Это звучало чудовищно. И все же…
Он внимательно оглядел Меррита — то был плотный черноволосый мужчина с крупной, крепко посаженной головой. Порой в его лице угадывались некоторые признаки нервозности и беспокойства, но удивляться тут было нечему — вне зависимости от того, были ли его рассказы основаны на истинных фактах или на непроверенных слухах, они были ужасны. Вот уже двадцать лет Льюис знал своего зятя как человека, чувствовавшего себя вполне уверенным в устойчивости своего собственного маленького мира. Но теперь, говорил он себе, этот человек и все остальные подобные ему люди, вдруг выбитые из этого мира, испытывают явное замешательство. Теперь они стали людьми, которых насильно заставили поверить в мадам Блаватскую. Вслух же он произнес:
— Допустим, факты таковы. Но что ты сам думаешь об этом? Немцы высадились в нашей стране и где-то попрятались — не видится ли тебе нечто экстравагантное в подобном предположении?

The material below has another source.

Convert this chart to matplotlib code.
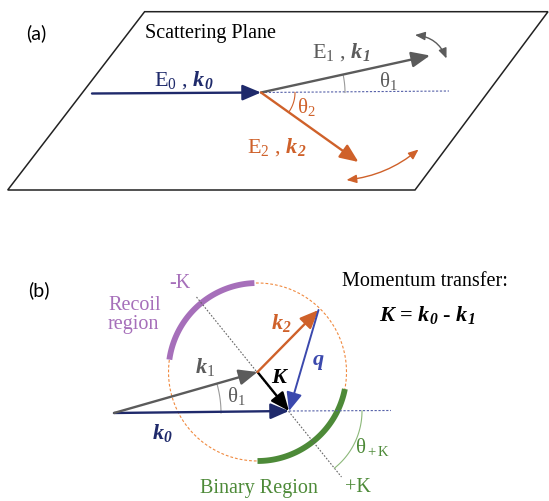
import numpy as np
import matplotlib.pyplot as plt
from matplotlib.patches import FancyArrowPatch, Polygon

plt.rcParams['mathtext.fontset'] = 'custom'
plt.rcParams['mathtext.rm'] = 'Liberation Serif'
plt.rcParams['mathtext.it'] = 'Liberation Serif:italic'
plt.rcParams['mathtext.bf'] = 'Liberation Serif:bold:italic'

# colours
navy = '#1f2a6b'
grey = '#5b5b5b'
orange = '#cf612a'
blue = '#3b49ad'
purple = '#a66fba'
green = '#4d8a38'

# ---- panel (a): scattering plane geometry (pixel units) ----
plane_x = [144.6, 548.0, 415.0, 7.7]
plane_y = [11.7, 11.7, 190.0, 190.0]
vertex = [261.0, 92.5]
k0a_start = [92.0, 93.5]
k1a_tip = [430.0, 55.5]
k2a_tip = [358.5, 162.0]
ref_end_a = [449.0, 91.0]
swing1 = [[415.0, 35.0], [446.5, 58.5]]
swing2 = [[346.5, 180.0], [418.5, 149.5]]

# ---- panel (b): momentum vectors (pixel units) ----
centre = [257.5, 372.0]
radius = 89.0
k0b_start = [114.0, 413.0]
Ktip = [289.0, 411.0]
k2b_tip = [318.5, 310.0]
ref_end_b = [391.0, 410.5]
axis_ends = [[196.5, 297.0], [341.5, 477.0]]
recoil_span = [92.0, 172.0]    # degrees, counter-clockwise from +x
binary_span = [-90.0, -11.0]


def arc_pts(c, r, a1, a2, n=80):
    t = np.radians(np.linspace(a1, a2, n))
    return c[0] + r * np.cos(t), c[1] - r * np.sin(t)


def angle(p, q):
    return np.degrees(np.arctan2(-(q[1] - p[1]), q[0] - p[0]))


def arrow(ax, p, q, color, lw=1.7, hl=0.8, hw=0.34, style='-|>', rad=0.0, ms=14):
    a = FancyArrowPatch(p, q, arrowstyle='%s,head_length=%s,head_width=%s' % (style, hl, hw),
                        color=color, lw=lw, shrinkA=0, shrinkB=0, mutation_scale=ms,
                        connectionstyle='arc3,rad=%s' % rad, zorder=5)
    ax.add_patch(a)


fig = plt.figure(figsize=(5.49, 5.01), dpi=100)
ax = fig.add_axes([0, 0, 1, 1])
ax.set_xlim(0, 549)
ax.set_ylim(501, 0)
ax.axis('off')

serif = 'Liberation Serif'
fs = 14.5
fl = 16

# plane outline
ax.add_patch(Polygon(np.column_stack([plane_x, plane_y]), closed=True, fill=False,
                     ec='#222222', lw=1.1))
ax.text(36.5, 33, '(a)', fontsize=14, family='Lato', ha='center', va='center')
ax.text(145, 33, 'Scattering Plane', fontsize=fs, family=serif, ha='left', va='center')

# reference line and angles
ax.plot([vertex[0], ref_end_a[0]], [vertex[1], ref_end_a[1]], ls=(0, (2, 1.5)),
        color='#5560a8', lw=0.8)
a1 = angle(vertex, k1a_tip)
x, y = arc_pts(vertex, 84, 0, a1)
ax.plot(x, y, color='#9a9a9a', lw=0.8)
a2 = angle(vertex, k2a_tip)
x, y = arc_pts(vertex, 34, a2, 0)
ax.plot(x, y, color=orange, lw=0.8)

arrow(ax, k0a_start, vertex, navy)
arrow(ax, vertex, k1a_tip, grey)
arrow(ax, vertex, k2a_tip, orange)
arrow(ax, swing1[0], swing1[1], grey, lw=1.0, style='<|-|>', hl=0.6, hw=0.25, rad=-0.3, ms=10)
arrow(ax, swing2[0], swing2[1], orange, lw=1.0, style='<|-|>', hl=0.6, hw=0.25, rad=0.15, ms=10)

ax.text(184, 80, r'E$_{0}$ , $\mathbf{k_0}$', fontsize=fl, family=serif, color=navy,
        ha='center', va='center')
ax.text(341, 52, r'E$_{1}$ , $\mathbf{k_1}$', fontsize=fl, family=serif, color=grey,
        ha='center', va='center')
ax.text(277, 147, r'E$_{2}$ , $\mathbf{k_2}$', fontsize=fl, family=serif, color=orange,
        ha='center', va='center')
ax.text(388, 81, r'θ$_{\mathit{1}}$', fontsize=fs + 0.5, family=serif, color=grey,
        ha='center', va='center')
ax.text(306, 107, r'θ$_{2}$', fontsize=fs + 0.5, family=serif, color=orange,
        ha='center', va='center')

# ---- panel (b) ----
ax.text(38.5, 290, '(b)', fontsize=14, family='Lato', ha='center', va='center')

x, y = arc_pts(centre, radius, 0, 360, 200)
ax.plot(x, y, color='#f08a40', lw=0.8, ls=(0, (2.5, 1.8)))
x, y = arc_pts(centre, radius, recoil_span[0], recoil_span[1])
ax.plot(x, y, color=purple, lw=4.2, solid_capstyle='butt')
x, y = arc_pts(centre, radius, binary_span[0], binary_span[1])
ax.plot(x, y, color=green, lw=4.2, solid_capstyle='butt')

ax.plot([axis_ends[0][0], axis_ends[1][0]], [axis_ends[0][1], axis_ends[1][1]],
        color='#666666', lw=0.8, ls=(0, (1.5, 1.5)))
ax.plot([Ktip[0], ref_end_b[0]], [Ktip[1], ref_end_b[1]], color='#5560a8', lw=0.8,
        ls=(0, (2, 1.5)))

# angle arcs
ak = angle(Ktip, axis_ends[1])
x, y = arc_pts(Ktip, 73, ak, 0)
ax.plot(x, y, color='#8cb87a', lw=0.8)
ab = angle(k0b_start, centre)
x, y = arc_pts(k0b_start, 107, 0, ab)
ax.plot(x, y, color='#9a9a9a', lw=0.8)

arrow(ax, k0b_start, Ktip, navy)
arrow(ax, k0b_start, centre, grey)
arrow(ax, centre, Ktip, 'black')
arrow(ax, centre, k2b_tip, orange)
arrow(ax, k2b_tip, Ktip, blue, lw=1.4)

ax.text(180, 284, '-K', fontsize=fs, family=serif, color=purple, ha='center', va='center')
ax.text(108, 315, 'Recoil\nregion', fontsize=fs, family=serif, color=purple,
        ha='left', va='center', linespacing=1.05)
ax.text(205, 367, r'$\mathbf{k}_{1}$', fontsize=fl, color=grey, ha='center', va='center')
ax.text(281, 323, r'$\mathbf{k_2}$', fontsize=fl, color=orange, ha='center', va='center')
ax.text(318, 362, r'$\mathbf{q}$', fontsize=fl, color=blue, ha='center', va='center')
ax.text(280, 377, r'$\mathbf{K}$', fontsize=fl, color='black', ha='center', va='center')
ax.text(162, 433, r'$\mathbf{k_0}$', fontsize=fl, color=navy, ha='center', va='center')
ax.text(236, 396, r'θ$_{1}$', fontsize=fs + 0.5, family=serif, color=grey,
        ha='center', va='center')
ax.text(373, 447, r'θ$_{\rm +K}$', fontsize=fs + 0.5, family=serif, color=green,
        ha='center', va='center')
ax.text(200, 488, 'Binary Region', fontsize=fs, family=serif, color=green,
        ha='left', va='center')
ax.text(345, 488, '+K', fontsize=fs, family=serif, color=green, ha='left', va='center')

ax.text(342, 282, 'Momentum transfer:', fontsize=fs, family=serif, ha='left', va='center')
ax.text(427, 315, r'$\mathbf{K}$ = $\mathbf{k_0}$ - $\mathbf{k_1}$', fontsize=fl,
        family=serif, weight='bold', ha='center', va='center')

fig.savefig('out.png', dpi=100)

— Не знаю, что и сказать. С фактами не поспоришь. Что прикажешь думать о солдатах с винтовками и пулеметами на военных заводах Стрэдфордшира? Или о том, что эти пулеметы по ночам пускаются в ход? Говорю тебе, я слышал стрельбу собственными ушами! В кого же стреляют эти солдаты? Вот о чем мы спрашиваем себя там, в Мидлингеме.